▸ What the task requires
Your task is to reproduce, verbatim and without pictures, the lines from the opening of the listing through the line containing "const mortalitySeries = [0, 2, 3];".

━━━━━━━━━━━━━━━━━━━━━━━━━━━━━━

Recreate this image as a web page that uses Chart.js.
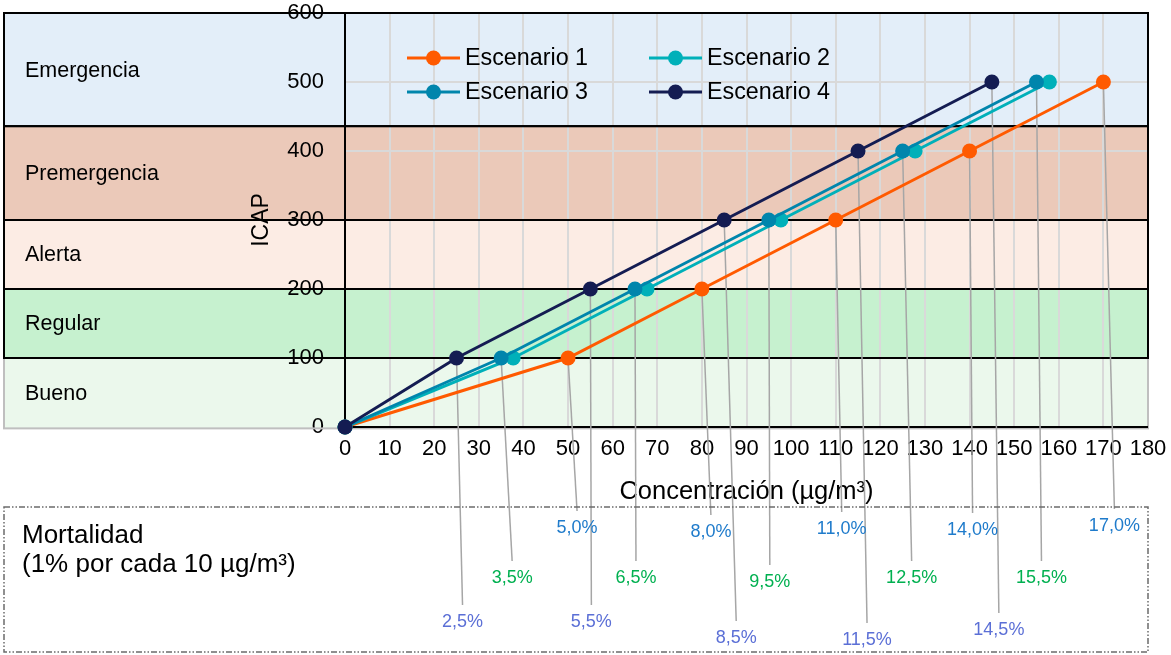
<!DOCTYPE html>
<html><head><meta charset="utf-8">
<script src="https://cdn.jsdelivr.net/npm/chart.js@4.4.1/dist/chart.umd.min.js"></script>
<style>html,body{margin:0;padding:0;background:#fff;}#wrap{width:1171px;height:655px;}</style>
</head><body><div id="wrap"><canvas id="c" width="1171" height="655"></canvas></div>
<script>
// ---- data ----
const seriesNames = ['Escenario 1', 'Escenario 2', 'Escenario 3', 'Escenario 4'];
const icapValues = [0, 100, 200, 300, 400, 500];
const concEsc1 = [0, 50, 80, 110, 140, 170];
const concEsc2 = [0, 37.7, 67.7, 97.7, 127.8, 157.9];
const concEsc3 = [0, 35, 65, 95, 125, 155];
const concEsc4 = [0, 25, 55, 85, 115, 145];
const xTickMin = 0, xTickMax = 180, xTickStep = 10;
const yTickMin = 0, yTickMax = 600, yTickStep = 100;
const bandNames = ['Emergencia', 'Premergencia', 'Alerta', 'Regular', 'Bueno'];
const bandLow = [436, 300, 200, 100, -2];
const bandHigh = [600, 436, 300, 200, 100];
const mortalityTitle = ['Mortalidad', '(1% por cada 10 µg/m³)'];
const mortalitySeries = [0, 2, 3]; // scenarios with mortality labels

// ---- styles / layout ----
const FONT = '"Liberation Sans", Arial, Helvetica, sans-serif';
const colors = ['#FF5A00', '#00B0B9', '#0085AC', '#141C52'];
const bandColors = ['#E3EEF9', '#EBC9B9', '#FCECE4', '#C6F1CF', '#EBF8EC'];
const bandBorder = ['#000', '#000', '#000', '#000', '#BFBFBF'];
const LEFT = 4;
const labelLayout = {
  0: {color: '#1F7BCB', dx: [9, 9, 6, 3, 11], y: [528, 532, 529, 530, 526]},
  2: {color: '#00B050', dx: [11, 1, 1, 9, 5], y: [578, 578, 582, 578, 578]},
  3: {color: '#5B6FD6', dx: [6, 1, 12, 9, 7], y: [622, 622, 638, 640, 630]}
};
const legendCols = [407, 649], legendRows = [58, 92];
const mortBox = {x: 4, y: 507, w: 1144, h: 145};

const concs = [concEsc1, concEsc2, concEsc3, concEsc4];
const fmtPct = v => (v / 10).toFixed(1).replace('.', ',') + '%';

const decor = {
  id: 'decor',
  beforeDraw(chart) {
    const {ctx, chartArea, scales: {y}} = chart;
    ctx.save();
    ctx.fillStyle = '#fff';
    ctx.fillRect(0, 0, chart.width, chart.height);
    bandNames.forEach((n, i) => {
      const t = y.getPixelForValue(bandHigh[i]), b = y.getPixelForValue(bandLow[i]);
      ctx.fillStyle = bandColors[i];
      ctx.fillRect(LEFT, t, chartArea.right - LEFT, b - t);
    });
    ctx.restore();
  },
  beforeDatasetsDraw(chart) {
    const {ctx, chartArea, scales: {x, y}} = chart;
    ctx.save();
    // band borders
    for (let i = bandNames.length - 1; i >= 0; i--) {
      const t = y.getPixelForValue(bandHigh[i]), b = y.getPixelForValue(bandLow[i]);
      ctx.strokeStyle = bandBorder[i];
      ctx.lineWidth = 2;
      ctx.strokeRect(LEFT, t, chartArea.right - LEFT, b - t);
    }
    // axis lines over
    ctx.strokeStyle = '#000';
    ctx.beginPath();
    ctx.moveTo(chartArea.left, chartArea.top); ctx.lineTo(chartArea.left, chartArea.bottom);
    ctx.moveTo(chartArea.left - 1, chartArea.bottom); ctx.lineTo(chartArea.right, chartArea.bottom);
    ctx.stroke();
    // band names
    ctx.fillStyle = '#000';
    ctx.font = '21.5px ' + FONT;
    ctx.textBaseline = 'middle';
    ctx.textAlign = 'left';
    bandNames.forEach((n, i) => {
      const t = y.getPixelForValue(bandHigh[i]), b = y.getPixelForValue(bandLow[i]);
      ctx.fillText(n, 25, (t + b) / 2 + 1);
    });
    // leader lines
    ctx.strokeStyle = '#A6A6A6';
    ctx.lineWidth = 1.5;
    mortalitySeries.forEach(si => {
      const L = labelLayout[si];
      concs[si].forEach((c, j) => {
        if (j === 0) return;
        const px = x.getPixelForValue(c), py = y.getPixelForValue(icapValues[j]);
        ctx.beginPath();
        ctx.moveTo(px, py);
        ctx.lineTo(px + L.dx[j - 1], L.y[j - 1] - 17);
        ctx.stroke();
      });
    });
    ctx.restore();
  },
  afterDatasetsDraw(chart) {
    const {ctx, scales: {x}} = chart;
    ctx.save();
    // legend
    chart.data.datasets.forEach((ds, i) => {
      const lx = legendCols[i % 2], ly = legendRows[Math.floor(i / 2)];
      ctx.strokeStyle = ds.borderColor;
      ctx.lineWidth = 3;
      ctx.beginPath(); ctx.moveTo(lx, ly); ctx.lineTo(lx + 53, ly); ctx.stroke();
      ctx.fillStyle = ds.borderColor;
      ctx.beginPath(); ctx.arc(lx + 26.5, ly, 7.5, 0, Math.PI * 2); ctx.fill();
      ctx.fillStyle = '#000';
      ctx.font = '23.3px ' + FONT;
      ctx.textAlign = 'left'; ctx.textBaseline = 'middle';
      ctx.fillText(ds.label, lx + 58, ly + 1);
    });
    // mortality box
    ctx.strokeStyle = '#6B6B6B';
    ctx.lineWidth = 1.5;
    ctx.setLineDash([6, 2, 1.5, 2, 1.5, 2]);
    ctx.strokeRect(mortBox.x, mortBox.y, mortBox.w, mortBox.h);
    ctx.setLineDash([]);
    ctx.fillStyle = '#000';
    ctx.font = '26px ' + FONT;
    ctx.textAlign = 'left'; ctx.textBaseline = 'middle';
    ctx.fillText(mortalityTitle[0], 22, 536);
    ctx.fillText(mortalityTitle[1], 22, 565);
    // percent labels
    ctx.font = '18px ' + FONT;
    ctx.textAlign = 'center';
    mortalitySeries.forEach(si => {
      const L = labelLayout[si];
      ctx.fillStyle = L.color;
      concs[si].forEach((c, j) => {
        if (j === 0) return;
        ctx.fillText(fmtPct(c), x.getPixelForValue(c) + L.dx[j - 1], L.y[j - 1]);
      });
    });
    ctx.restore();
  }
};

const datasets = seriesNames.map((name, i) => ({
  label: name,
  data: concs[i].map((c, j) => ({x: c, y: icapValues[j]})),
  borderColor: colors[i],
  backgroundColor: colors[i],
  pointBackgroundColor: colors[i],
  pointBorderWidth: 0,
  pointRadius: 7.5,
  pointHoverRadius: 7.5,
  borderWidth: 3,
  tension: 0,
  clip: false,
  order: 4 - i
}));

new Chart(document.getElementById('c'), {
  type: 'line',
  data: {datasets},
  options: {
    responsive: false,
    animation: false,
    devicePixelRatio: 1,
    layout: {padding: {left: 245, right: 23, top: 13, bottom: 148}},
    plugins: {legend: {display: false}, tooltip: {enabled: false}},
    scales: {
      x: {
        type: 'linear', min: xTickMin, max: xTickMax,
        ticks: {stepSize: xTickStep, autoSkip: false, maxRotation: 0, padding: 9, color: '#000', font: {size: 22, family: FONT}},
        grid: {color: '#D9D9D9', lineWidth: 2, drawTicks: false},
        border: {color: '#000', width: 2},
        title: {display: true, text: 'Concentración (µg/m³)', color: '#000', font: {size: 25.5, family: FONT}, padding: {top: 0, bottom: 0}},
        afterFit(s) { s.height = 80; s.paddingLeft = 0; s.paddingRight = 0; }
      },
      y: {
        type: 'linear', min: yTickMin, max: yTickMax,
        ticks: {stepSize: yTickStep, padding: 21, color: '#000', font: {size: 22, family: FONT}},
        grid: {color: '#D9D9D9', lineWidth: 2, drawTicks: false},
        border: {color: '#000', width: 2},
        title: {display: true, text: 'ICAP', color: '#000', font: {size: 23, family: FONT}, padding: {top: 3, bottom: 0}},
        afterFit(s) { s.width = 100; s.paddingTop = 0; s.paddingBottom = 0; }
      }
    }
  },
  plugins: [decor]
});
</script>
</body></html>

━━━━━━━━━━━━━━━━━━━━━━━━━━━━━━

▸ Task response
Recreate this image as a web page that uses Chart.js.
<!DOCTYPE html>
<html><head><meta charset="utf-8">
<script src="https://cdn.jsdelivr.net/npm/chart.js@4.4.1/dist/chart.umd.min.js"></script>
<style>html,body{margin:0;padding:0;background:#fff;}#wrap{width:1171px;height:655px;}</style>
</head><body><div id="wrap"><canvas id="c" width="1171" height="655"></canvas></div>
<script>
// ---- data ----
const seriesNames = ['Escenario 1', 'Escenario 2', 'Escenario 3', 'Escenario 4'];
const icapValues = [0, 100, 200, 300, 400, 500];
const concEsc1 = [0, 50, 80, 110, 140, 170];
const concEsc2 = [0, 37.7, 67.7, 97.7, 127.8, 157.9];
const concEsc3 = [0, 35, 65, 95, 125, 155];
const concEsc4 = [0, 25, 55, 85, 115, 145];
const xTickMin = 0, xTickMax = 180, xTickStep = 10;
const yTickMin = 0, yTickMax = 600, yTickStep = 100;
const bandNames = ['Emergencia', 'Premergencia', 'Alerta', 'Regular', 'Bueno'];
const bandLow = [436, 300, 200, 100, -2];
const bandHigh = [600, 436, 300, 200, 100];
const mortalityTitle = ['Mortalidad', '(1% por cada 10 µg/m³)'];
const mortalitySeries = [0, 2, 3]; // scenarios with mortality labels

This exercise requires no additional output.